Incidentally my sons were among those rejected by Durham (though one was accepted by Oxford) and they both got an explanatory sentence on Track saying the reason was weaker personal statement.
Their PSs were exclusively subject related, and seen as strong by their school. DH and I have both read a good few PSs and were also confident that theirs were good.
So we were left concluding that either:
a) the extracurricular stuff did matter for Durham - I've since seen on their website that they claim it does - and it disadvantaged my sons not to put it down
or b) Durham just has a few standard rejection sentences, and they chose that one because they couldn't realistically say it was down to academic achievement as our sons have all but one grade 9 at GCSE (and A* predictions).
This was for Humanities courses, not anything vocational.
So we were left a bit confused.
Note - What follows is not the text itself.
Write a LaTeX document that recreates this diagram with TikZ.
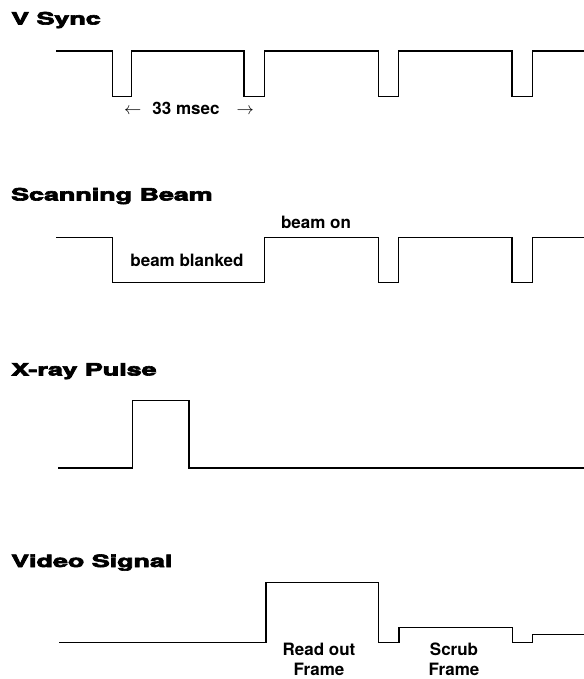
\documentclass[tikz,border=0pt]{standalone}
\usepackage{fontspec}
\setmainfont{TeX Gyre Heros}
\newfontfamily\heavy{TeX Gyre Heros Bold}[FakeBold=3.5]
\tikzset{
  wave/.style={line width=1.4pt, line join=miter, line cap=rect},
  title/.style={anchor=base west, inner sep=0pt, font=\heavy\fontsize{17}{18}\selectfont},
  lbl/.style={anchor=base, inner sep=0pt, font=\bfseries\fontsize{17}{20}\selectfont, align=center}
}
\newcommand{\wide}[1]{\scalebox{1.58}[1]{#1}}
\begin{document}
\begin{tikzpicture}[x=1pt,y=-1pt]
\useasboundingbox (0,0) rectangle (583,679);
% V Sync
\node[title] (t1) at (11,24.5) {\wide{V Sync}};
\draw[wave] (56.7,51) -- (112.5,51) -- (112.5,96.7) -- (131.7,96.7) -- (131.7,51)
  -- (244,51) -- (244,96.7) -- (264.7,96.7) -- (264.7,51)
  -- (378.2,51) -- (378.2,96.7) -- (398.4,96.7) -- (398.4,51)
  -- (511.8,51) -- (511.8,96.7) -- (532.5,96.7) -- (532.5,51) -- (583,51);
\node[lbl, anchor=base west] (p1) at (124,115) {$\leftarrow$\hspace{11pt}33 msec\hspace{17pt}$\rightarrow$};
% Scanning Beam
\node[title] (t2) at (11,200.5) {\wide{Scanning Beam}};
\draw[wave] (57,237.5) -- (112.5,237.5) -- (112.5,282.5) -- (264.7,282.5) -- (264.7,237.5)
  -- (378.2,237.5) -- (378.2,282.5) -- (398.4,282.5) -- (398.4,237.5)
  -- (511.8,237.5) -- (511.8,282.5) -- (532.5,282.5) -- (532.5,237.5) -- (583,237.5);
\node[lbl] (bon) at (316,228) {beam on};
\node[lbl] (bbl) at (187,266) {beam blanked};
% X-ray Pulse
\node[title] (t3) at (11,375.5) {\wide{X-ray Pulse}};
\draw[wave] (59,468) -- (132.7,468) -- (132.7,400.7) -- (189,400.7) -- (189,468) -- (583,468);
% Video Signal
\node[title] (t4) at (11,567) {\wide{Video Signal}};
\draw[wave] (59.5,642.3) -- (266,642.3) -- (266,582.7) -- (378.3,582.7) -- (378.3,642.3)
  -- (399,642.3) -- (399,627.5) -- (512.5,627.5) -- (512.5,642.3) -- (532.7,642.3)
  -- (532.7,634.5) -- (583,634.5);
\node[lbl] (ro) at (319,675) {Read out\\Frame};
\node[lbl] (sc) at (454,675) {Scrub\\Frame};
\end{tikzpicture}
\end{document}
The boys' school and DH's school advise those applying to Oxbridge and other 'top' universities to omit extracurricular activities and to focus on academic stuff, but we wonder if our two should have stuck in a sentence or two, just for Durham?
I do wish, whatever the case, that universities were clear and in agreement about this, and communicated that to schools. Tbf Oxford, Cambridge, LSE etc. do (subject only) and that message has got through. But tricky if a few others (well, Durham - didn't count against my sons elsewhere) mark you down for that.